OpenAI, Broadcom Debut Custom ‘Jalapeño’ AI Chip for Faster LLM Inference
OpenAI and Broadcom have unveiled Jalapeño, OpenAI’s first custom AI accelerator chip, designed from the ground up to handle large language model inference rather than adapted from general-purpose hardware. Engineering samples are already running production workloads in the lab, including GPT-5.3-Codex-Spark, at target frequency and power. Early testing shows performance per watt substantially ahead of current state-of-the-art accelerators, though OpenAI says a detailed technical report is months away.
The chip was co-developed with Broadcom handling silicon implementation and networking, and Celestica managing board, rack, and system integration. OpenAI designed the architecture around its own models, kernels, and serving systems — optimizing for the memory movement, networking, and compute patterns specific to frontier LLM inference. Jalapeño is also intended to be compatible with LLMs beyond OpenAI’s own.

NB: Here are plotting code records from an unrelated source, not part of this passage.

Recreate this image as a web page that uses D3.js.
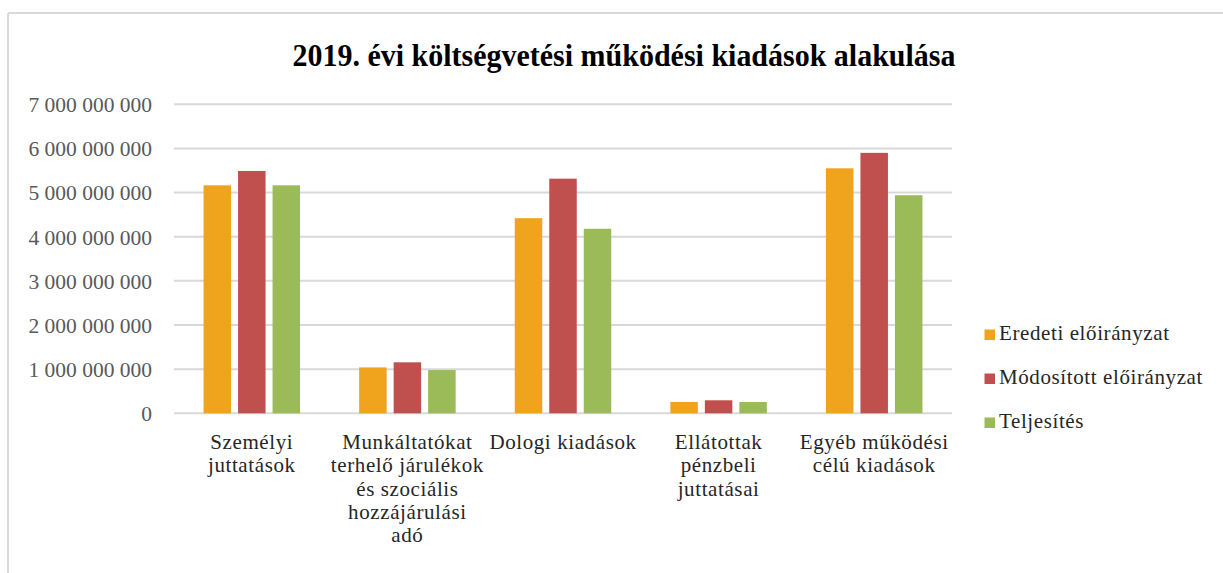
<!DOCTYPE html>
<html>
<head>
<meta charset="utf-8">
<script src="https://cdn.jsdelivr.net/npm/d3@7"></script>
</head>
<body style="margin:0">
<svg id="chart" width="1223" height="573" font-family="Liberation Serif"></svg>
<script>
const title = "2019. évi költségvetési működési kiadások alakulása";
const categories = [
  ["Személyi", "juttatások"],
  ["Munkáltatókat", "terhelő járulékok", "és szociális", "hozzájárulási", "adó"],
  ["Dologi kiadások"],
  ["Ellátottak", "pénzbeli", "juttatásai"],
  ["Egyéb működési", "célú kiadások"]
];
const seriesNames = ["Eredeti előirányzat", "Módosított előirányzat", "Teljesítés"];
const seriesColors = ["#F0A41E", "#C0504D", "#9BBB59"];
const eredeti   = [5165000000, 1040000000, 4420000000, 256000000, 5550000000];
const modositott = [5490000000, 1155000000, 5315000000, 295000000, 5900000000];
const teljesites = [5165000000, 980000000, 4180000000, 256000000, 4940000000];
const yTicks = [0, 1e9, 2e9, 3e9, 4e9, 5e9, 6e9, 7e9];

const FONT = "Liberation Serif";
const seriesValues = [eredeti, modositott, teljesites];
const svg = d3.select("#chart");

// chart border
svg.append("line").attr("x1", 8).attr("x2", 1223).attr("y1", 13).attr("y2", 13)
  .attr("stroke", "#d9d9d9").attr("stroke-width", 2);
svg.append("line").attr("x1", 8).attr("x2", 8).attr("y1", 13).attr("y2", 573)
  .attr("stroke", "#d9d9d9").attr("stroke-width", 2);

const pLeft = 174, pRight = 952, pTop = 104.3, pBottom = 413.3;
const y = d3.scaleLinear().domain([0, 7e9]).range([pBottom, pTop]);
const x0 = d3.scaleBand().domain(d3.range(categories.length)).range([pLeft, pRight]).paddingInner(0).paddingOuter(0);

// gridlines
svg.append("g").selectAll("line").data(yTicks).join("line")
  .attr("x1", pLeft).attr("x2", pRight)
  .attr("y1", d => y(d)).attr("y2", d => y(d))
  .attr("stroke", "#d9d9d9").attr("stroke-width", 2);

// y axis labels
const fmt = d => d3.format(",")(d).replace(/,/g, " ");
const yAxis = d3.axisLeft(y).tickValues(yTicks).tickFormat(fmt).tickSize(0).tickPadding(22);
const gy = svg.append("g").attr("transform", `translate(${pLeft},0)`).call(yAxis);
gy.attr("font-family", FONT).attr("font-size", 21.5);
gy.select(".domain").remove();
gy.selectAll("text").attr("font-family", FONT).attr("font-size", 21.5).attr("fill", "#595959").attr("dy", "0.34em");

// bars
const bw = x0.bandwidth();
const barW = 27.5, gap = 7;
const groupW = barW * 3 + gap * 2;
const x1 = d3.scaleBand().domain(d3.range(3)).range([0, groupW]).paddingInner(gap / (barW + gap)).paddingOuter(0);
const g = svg.append("g");
categories.forEach((c, i) => {
  const gx = x0(i) + (bw - groupW) / 2;
  seriesValues.forEach((vals, s) => {
    g.append("rect")
      .attr("x", gx + x1(s))
      .attr("y", y(vals[i]))
      .attr("width", x1.bandwidth())
      .attr("height", y(0) - y(vals[i]))
      .attr("fill", seriesColors[s]);
  });
});

// x labels
categories.forEach((lines, i) => {
  const cx = x0(i) + bw / 2;
  lines.forEach((ln, k) => {
    svg.append("text")
      .attr("x", cx).attr("y", 449 + k * 23.3)
      .attr("text-anchor", "middle")
      .attr("font-family", FONT).attr("font-size", 21)
      .attr("letter-spacing", 0.6)
      .attr("fill", "#262626")
      .text(ln);
  });
});

// title
svg.append("text")
  .attr("x", 292.5).attr("y", 66)
  .attr("textLength", 663).attr("lengthAdjust", "spacingAndGlyphs")
  .attr("font-family", FONT).attr("font-size", 32).attr("font-weight", "bold")
  .attr("fill", "#000")
  .text(title);

// legend
const leg = svg.append("g");
seriesNames.forEach((n, s) => {
  const base = 340 + s * 44;
  leg.append("rect").attr("x", 984.5).attr("y", base - 10.5).attr("width", 10.5).attr("height", 10.5).attr("fill", seriesColors[s]);
  leg.append("text").attr("x", 999).attr("y", base)
    .attr("font-family", FONT).attr("font-size", 21)
    .attr("letter-spacing", 0.6)
    .attr("fill", "#262626").text(n);
});
</script>
</body>
</html>
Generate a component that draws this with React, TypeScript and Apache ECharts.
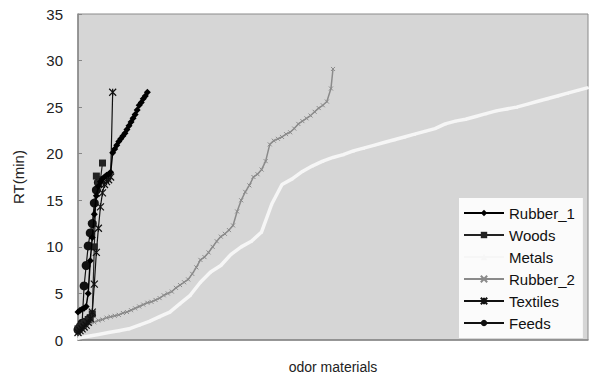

“By designing more of the stack ourselves, we can serve more intelligence with greater efficiency and keep pushing advanced AI toward broader access,” said Greg Brockman, president and co-founder, OpenAI.
Broadcom CEO Hock Tan framed the partnership as a long-term infrastructure commitment, with gigawatt-scale data center deployments planned with Microsoft and other partners beginning this year. Jalapeño is the first chip in what both companies describe as a multi-generation roadmap, with subsequent generations already in development.
The chip’s nine-month development cycle was itself partly accelerated using OpenAI’s own models — a detail the company highlighted as proof of concept for AI-assisted chip design lowering the cost of compute across the industry over time.